DATA ROWS -
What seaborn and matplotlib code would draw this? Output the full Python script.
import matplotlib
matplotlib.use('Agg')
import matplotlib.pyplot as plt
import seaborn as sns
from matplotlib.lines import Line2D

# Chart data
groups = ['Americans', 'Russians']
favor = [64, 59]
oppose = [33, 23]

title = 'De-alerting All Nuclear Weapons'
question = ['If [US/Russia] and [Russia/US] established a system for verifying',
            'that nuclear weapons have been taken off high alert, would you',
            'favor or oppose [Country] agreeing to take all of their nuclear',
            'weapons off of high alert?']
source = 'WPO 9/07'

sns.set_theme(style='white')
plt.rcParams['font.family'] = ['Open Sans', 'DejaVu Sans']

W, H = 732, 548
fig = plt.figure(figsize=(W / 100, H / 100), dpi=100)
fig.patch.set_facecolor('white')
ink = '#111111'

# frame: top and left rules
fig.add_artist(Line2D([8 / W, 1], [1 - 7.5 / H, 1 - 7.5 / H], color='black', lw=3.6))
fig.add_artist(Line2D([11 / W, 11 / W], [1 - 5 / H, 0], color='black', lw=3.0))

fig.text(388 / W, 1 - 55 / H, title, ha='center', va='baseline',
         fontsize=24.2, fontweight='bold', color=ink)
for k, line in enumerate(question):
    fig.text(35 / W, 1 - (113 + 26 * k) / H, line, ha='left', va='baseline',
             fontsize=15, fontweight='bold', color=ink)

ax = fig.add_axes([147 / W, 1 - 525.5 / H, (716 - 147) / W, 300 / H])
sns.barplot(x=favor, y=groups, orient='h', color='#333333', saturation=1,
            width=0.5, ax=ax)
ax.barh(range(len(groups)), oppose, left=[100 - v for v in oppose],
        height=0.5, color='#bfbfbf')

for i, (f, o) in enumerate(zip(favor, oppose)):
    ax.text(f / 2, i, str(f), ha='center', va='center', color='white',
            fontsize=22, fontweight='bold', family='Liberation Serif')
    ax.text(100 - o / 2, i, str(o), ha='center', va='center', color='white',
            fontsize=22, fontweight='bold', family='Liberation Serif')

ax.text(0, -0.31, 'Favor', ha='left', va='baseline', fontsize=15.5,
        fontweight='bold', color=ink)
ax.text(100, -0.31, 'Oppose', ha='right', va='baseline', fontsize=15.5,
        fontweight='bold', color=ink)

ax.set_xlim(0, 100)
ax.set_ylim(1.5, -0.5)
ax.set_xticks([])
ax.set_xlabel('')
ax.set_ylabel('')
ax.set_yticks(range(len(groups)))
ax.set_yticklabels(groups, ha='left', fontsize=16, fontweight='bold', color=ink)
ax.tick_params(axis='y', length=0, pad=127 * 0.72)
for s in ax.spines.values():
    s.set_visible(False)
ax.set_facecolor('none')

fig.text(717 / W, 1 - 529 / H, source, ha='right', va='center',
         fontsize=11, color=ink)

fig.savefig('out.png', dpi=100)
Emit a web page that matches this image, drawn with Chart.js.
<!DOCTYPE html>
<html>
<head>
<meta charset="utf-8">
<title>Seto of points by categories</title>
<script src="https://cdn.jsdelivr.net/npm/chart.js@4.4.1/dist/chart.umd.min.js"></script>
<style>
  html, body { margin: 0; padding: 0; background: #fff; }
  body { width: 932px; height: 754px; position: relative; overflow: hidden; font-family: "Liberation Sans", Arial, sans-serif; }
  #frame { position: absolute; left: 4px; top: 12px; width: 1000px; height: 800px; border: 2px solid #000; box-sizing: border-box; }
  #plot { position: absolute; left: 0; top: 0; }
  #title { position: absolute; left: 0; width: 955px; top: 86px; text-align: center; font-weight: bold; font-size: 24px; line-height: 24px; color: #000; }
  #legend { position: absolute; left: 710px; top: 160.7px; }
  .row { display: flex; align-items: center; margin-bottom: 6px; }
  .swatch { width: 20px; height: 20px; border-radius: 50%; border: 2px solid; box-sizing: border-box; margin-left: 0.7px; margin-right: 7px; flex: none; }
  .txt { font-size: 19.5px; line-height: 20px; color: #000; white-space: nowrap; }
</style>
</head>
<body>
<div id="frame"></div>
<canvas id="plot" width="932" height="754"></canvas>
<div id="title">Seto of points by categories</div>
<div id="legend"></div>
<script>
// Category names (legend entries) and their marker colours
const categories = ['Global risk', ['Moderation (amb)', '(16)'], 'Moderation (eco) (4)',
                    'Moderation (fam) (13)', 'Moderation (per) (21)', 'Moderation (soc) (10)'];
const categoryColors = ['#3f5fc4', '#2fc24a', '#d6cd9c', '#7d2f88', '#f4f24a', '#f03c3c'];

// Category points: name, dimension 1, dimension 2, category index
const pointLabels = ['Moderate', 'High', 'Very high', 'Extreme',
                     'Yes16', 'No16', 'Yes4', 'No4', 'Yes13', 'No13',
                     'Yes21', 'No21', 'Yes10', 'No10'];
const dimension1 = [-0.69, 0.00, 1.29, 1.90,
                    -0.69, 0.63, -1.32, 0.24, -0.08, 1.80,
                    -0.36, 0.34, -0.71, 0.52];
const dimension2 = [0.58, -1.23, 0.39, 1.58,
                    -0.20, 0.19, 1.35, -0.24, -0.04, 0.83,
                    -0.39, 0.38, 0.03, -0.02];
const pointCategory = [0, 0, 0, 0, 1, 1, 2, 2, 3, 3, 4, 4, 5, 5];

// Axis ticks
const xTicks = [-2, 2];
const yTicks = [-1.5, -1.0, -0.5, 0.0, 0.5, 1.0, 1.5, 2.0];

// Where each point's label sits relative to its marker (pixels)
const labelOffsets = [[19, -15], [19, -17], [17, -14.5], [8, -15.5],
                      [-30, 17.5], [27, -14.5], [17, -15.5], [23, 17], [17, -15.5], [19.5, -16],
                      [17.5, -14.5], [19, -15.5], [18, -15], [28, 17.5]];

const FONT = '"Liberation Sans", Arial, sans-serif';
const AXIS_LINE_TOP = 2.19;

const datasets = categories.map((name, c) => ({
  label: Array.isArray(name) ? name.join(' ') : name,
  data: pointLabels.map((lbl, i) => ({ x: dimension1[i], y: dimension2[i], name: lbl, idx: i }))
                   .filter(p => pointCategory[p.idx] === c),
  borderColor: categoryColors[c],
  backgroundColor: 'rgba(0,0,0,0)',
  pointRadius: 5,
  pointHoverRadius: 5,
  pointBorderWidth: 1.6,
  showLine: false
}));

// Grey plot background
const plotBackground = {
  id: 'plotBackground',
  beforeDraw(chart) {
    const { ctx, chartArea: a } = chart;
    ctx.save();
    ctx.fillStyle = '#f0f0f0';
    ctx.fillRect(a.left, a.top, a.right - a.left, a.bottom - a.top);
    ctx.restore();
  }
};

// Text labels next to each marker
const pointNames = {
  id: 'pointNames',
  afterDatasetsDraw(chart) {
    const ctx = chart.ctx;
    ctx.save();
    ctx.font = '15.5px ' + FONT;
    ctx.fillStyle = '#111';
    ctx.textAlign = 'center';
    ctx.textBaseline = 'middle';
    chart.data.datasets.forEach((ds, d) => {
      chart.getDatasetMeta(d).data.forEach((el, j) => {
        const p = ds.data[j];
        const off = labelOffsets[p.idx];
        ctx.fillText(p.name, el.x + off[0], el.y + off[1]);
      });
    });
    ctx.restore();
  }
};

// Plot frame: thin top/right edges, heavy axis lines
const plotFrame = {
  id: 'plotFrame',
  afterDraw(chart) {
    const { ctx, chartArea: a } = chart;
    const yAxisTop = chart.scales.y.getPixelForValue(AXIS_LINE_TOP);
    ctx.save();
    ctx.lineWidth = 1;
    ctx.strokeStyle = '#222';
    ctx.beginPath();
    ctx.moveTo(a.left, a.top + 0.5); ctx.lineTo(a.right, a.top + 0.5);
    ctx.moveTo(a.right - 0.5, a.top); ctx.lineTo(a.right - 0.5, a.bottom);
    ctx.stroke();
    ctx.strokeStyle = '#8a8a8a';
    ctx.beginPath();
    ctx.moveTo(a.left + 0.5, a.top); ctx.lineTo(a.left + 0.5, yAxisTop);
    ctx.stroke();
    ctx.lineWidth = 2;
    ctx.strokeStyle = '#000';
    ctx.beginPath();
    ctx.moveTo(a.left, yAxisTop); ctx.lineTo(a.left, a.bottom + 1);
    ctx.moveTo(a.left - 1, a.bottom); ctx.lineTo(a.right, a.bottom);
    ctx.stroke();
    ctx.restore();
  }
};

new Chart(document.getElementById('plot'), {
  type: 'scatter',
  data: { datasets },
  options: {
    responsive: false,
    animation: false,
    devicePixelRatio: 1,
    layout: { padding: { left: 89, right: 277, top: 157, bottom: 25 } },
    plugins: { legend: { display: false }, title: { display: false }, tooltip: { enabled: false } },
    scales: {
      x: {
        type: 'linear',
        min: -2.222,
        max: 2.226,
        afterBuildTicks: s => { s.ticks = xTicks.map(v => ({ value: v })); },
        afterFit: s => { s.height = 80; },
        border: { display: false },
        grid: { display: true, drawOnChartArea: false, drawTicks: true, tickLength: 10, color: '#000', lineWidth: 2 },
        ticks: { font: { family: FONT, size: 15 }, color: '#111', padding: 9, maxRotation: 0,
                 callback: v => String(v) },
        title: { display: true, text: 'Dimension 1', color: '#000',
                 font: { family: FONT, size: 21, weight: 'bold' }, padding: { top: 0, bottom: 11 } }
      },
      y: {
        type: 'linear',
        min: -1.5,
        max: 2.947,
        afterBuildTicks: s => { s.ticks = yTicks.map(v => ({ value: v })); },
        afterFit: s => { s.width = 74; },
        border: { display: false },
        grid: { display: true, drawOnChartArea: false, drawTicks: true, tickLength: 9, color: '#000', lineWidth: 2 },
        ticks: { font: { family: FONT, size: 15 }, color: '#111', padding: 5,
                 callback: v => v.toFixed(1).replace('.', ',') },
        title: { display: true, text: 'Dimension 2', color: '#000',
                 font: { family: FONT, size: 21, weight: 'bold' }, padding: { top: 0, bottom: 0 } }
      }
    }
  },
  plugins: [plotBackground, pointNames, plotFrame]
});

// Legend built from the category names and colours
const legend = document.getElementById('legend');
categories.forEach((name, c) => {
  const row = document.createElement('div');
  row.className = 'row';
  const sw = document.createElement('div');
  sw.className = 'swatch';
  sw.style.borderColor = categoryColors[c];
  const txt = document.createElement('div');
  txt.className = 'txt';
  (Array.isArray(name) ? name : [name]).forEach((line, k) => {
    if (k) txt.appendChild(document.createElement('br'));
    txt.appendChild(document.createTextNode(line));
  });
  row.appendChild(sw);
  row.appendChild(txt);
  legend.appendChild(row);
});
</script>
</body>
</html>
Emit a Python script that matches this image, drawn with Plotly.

WHAT NEEDS TO BE DONE - Write out each line of the data that holds the string "Python".

WRITTEN SOLUTION -
What seaborn and matplotlib code would draw this? Output the full Python script.
Emit a Python script that matches this image, drawn with Plotly.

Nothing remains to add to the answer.